Hong Kong may see a slight rebound in Covid infections after the Easter holiday, but it will likely remain in three-digit figures as the SAR yesterday reported 613 infections and 20 deaths.
With the daily caseload dropping below 800 for the third day in a row, the Centre for Health Protection's principal medical and health officer, Albert Au Ka-wing, said the fifth wave has been cooling down slowly, while the vast majority of imported cases were picked up at the airport and quarantine hotels.
"However, the daily infection caseload remains at a relatively high level. As more people head outside during the [Easter] holiday, there may be a small-scale rebound," he said.
Of the 613 cases, 13 were imported, including a 10-year-old girl who arrived from Canada via Tokyo on April 5 and tested positive after completing the seven-day hotel quarantine.
But Au said she had likely tested positive from a previous infection, adding that the three family members she had arrived with tested negative.
He said Hong Kong has recently seen around 10 imported cases every day - around 1 percent of daily arrivals. Two thirds were detected in the airport and most of the remainder were picked up in quarantine hotels. So far, only four have tested positive after completing hotel quarantine, including the 10-year-old girl.
But Au announced that two flight routes - Turkish Airlines' TK083 from Istanbul via Bangkok and Malaysia Airlines' MH072 from Kuala Lumpur - will be banned from today until Monday, after both had more than three passengers testing positive on arrival.
That came as infectious disease expert Ivan Hung Fan-ngai said mainland pharmaceutical firms, Sinopharm and Sinovac, are developing second generation
vaccines that target the fast-spreading Omicron variant.
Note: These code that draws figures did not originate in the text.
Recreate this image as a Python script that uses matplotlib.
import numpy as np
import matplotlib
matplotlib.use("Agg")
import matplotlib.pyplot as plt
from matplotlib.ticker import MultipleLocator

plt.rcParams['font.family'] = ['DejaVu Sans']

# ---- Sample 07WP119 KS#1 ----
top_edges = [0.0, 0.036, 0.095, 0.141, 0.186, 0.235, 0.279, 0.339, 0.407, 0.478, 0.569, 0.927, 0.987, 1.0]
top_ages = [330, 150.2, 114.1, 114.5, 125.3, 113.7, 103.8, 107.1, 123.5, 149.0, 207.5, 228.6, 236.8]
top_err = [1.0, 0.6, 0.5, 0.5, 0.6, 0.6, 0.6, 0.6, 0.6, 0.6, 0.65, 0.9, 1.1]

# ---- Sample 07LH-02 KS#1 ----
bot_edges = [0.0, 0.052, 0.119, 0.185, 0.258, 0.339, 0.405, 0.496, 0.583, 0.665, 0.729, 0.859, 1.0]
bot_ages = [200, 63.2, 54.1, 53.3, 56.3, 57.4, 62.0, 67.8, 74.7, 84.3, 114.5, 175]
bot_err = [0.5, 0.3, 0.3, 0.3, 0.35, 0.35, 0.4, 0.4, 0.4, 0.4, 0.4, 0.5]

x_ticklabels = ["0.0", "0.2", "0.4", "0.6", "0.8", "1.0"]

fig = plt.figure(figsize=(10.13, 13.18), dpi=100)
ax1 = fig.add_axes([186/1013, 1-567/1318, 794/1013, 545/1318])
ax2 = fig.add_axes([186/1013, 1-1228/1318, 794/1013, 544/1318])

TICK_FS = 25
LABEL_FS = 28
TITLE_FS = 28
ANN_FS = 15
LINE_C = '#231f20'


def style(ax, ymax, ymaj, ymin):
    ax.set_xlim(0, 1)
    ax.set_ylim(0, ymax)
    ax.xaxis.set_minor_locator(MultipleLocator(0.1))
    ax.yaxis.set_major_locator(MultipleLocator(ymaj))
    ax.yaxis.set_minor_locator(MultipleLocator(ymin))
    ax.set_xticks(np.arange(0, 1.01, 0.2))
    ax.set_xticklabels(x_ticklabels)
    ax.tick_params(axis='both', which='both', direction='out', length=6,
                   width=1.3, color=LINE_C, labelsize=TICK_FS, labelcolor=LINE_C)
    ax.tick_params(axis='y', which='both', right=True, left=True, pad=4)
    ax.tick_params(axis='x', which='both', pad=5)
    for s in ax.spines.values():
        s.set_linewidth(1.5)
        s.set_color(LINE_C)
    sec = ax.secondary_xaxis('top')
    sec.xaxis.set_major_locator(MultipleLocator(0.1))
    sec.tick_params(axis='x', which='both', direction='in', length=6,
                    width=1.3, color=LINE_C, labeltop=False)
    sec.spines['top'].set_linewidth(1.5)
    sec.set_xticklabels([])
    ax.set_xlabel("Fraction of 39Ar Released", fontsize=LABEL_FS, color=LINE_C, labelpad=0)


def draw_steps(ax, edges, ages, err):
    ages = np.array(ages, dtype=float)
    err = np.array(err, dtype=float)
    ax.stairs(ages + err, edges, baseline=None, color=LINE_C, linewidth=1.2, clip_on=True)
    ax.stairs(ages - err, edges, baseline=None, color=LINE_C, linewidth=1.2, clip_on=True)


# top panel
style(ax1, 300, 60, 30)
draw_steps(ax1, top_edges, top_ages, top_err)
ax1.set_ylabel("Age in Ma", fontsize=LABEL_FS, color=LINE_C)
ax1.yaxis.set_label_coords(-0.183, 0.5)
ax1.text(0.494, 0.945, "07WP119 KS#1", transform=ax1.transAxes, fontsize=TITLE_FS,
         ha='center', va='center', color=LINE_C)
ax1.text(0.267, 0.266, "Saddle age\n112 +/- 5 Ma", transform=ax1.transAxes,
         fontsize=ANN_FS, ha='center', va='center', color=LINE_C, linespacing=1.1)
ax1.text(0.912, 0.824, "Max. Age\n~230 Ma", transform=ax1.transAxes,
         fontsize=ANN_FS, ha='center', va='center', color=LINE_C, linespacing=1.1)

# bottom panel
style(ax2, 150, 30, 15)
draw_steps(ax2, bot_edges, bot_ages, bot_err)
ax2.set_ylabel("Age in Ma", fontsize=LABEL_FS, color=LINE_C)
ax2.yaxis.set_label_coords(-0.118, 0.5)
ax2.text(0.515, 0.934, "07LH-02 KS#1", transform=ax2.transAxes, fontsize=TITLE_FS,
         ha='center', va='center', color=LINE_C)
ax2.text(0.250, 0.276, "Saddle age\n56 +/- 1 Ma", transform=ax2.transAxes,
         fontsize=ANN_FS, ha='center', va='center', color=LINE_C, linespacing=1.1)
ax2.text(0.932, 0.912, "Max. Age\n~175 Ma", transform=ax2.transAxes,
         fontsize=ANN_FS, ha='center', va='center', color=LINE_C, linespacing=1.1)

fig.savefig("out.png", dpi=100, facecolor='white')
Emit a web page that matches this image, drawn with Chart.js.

Both firms will recruit 1,800 Hongkongers for the clinical trials of the new jabs. He said the studies will begin mid next month, and the data is expected to be published in half a year.
Hung also said around 3 percent of local patients suffer from long
Covid, but the proportion is much lower than the 10 to 20 percent overseas as most of the local patients were sent to hospitals at an early stage.
This came as the Society for Community Organization received about 100 requests for assistance from people at the grassroots who are still suffering from long
Covid symptoms, such as chronic cough, shortness of breath and indigestion.
A waitress diagnosed in mid-February suffered from a persistent cough after recovery. She said her daily life was severely affected as she has shortness of breath just by walking up a few stairs or talking loudly.
She is worried the symptoms will affect her job in the long run and that she no longer works long hours.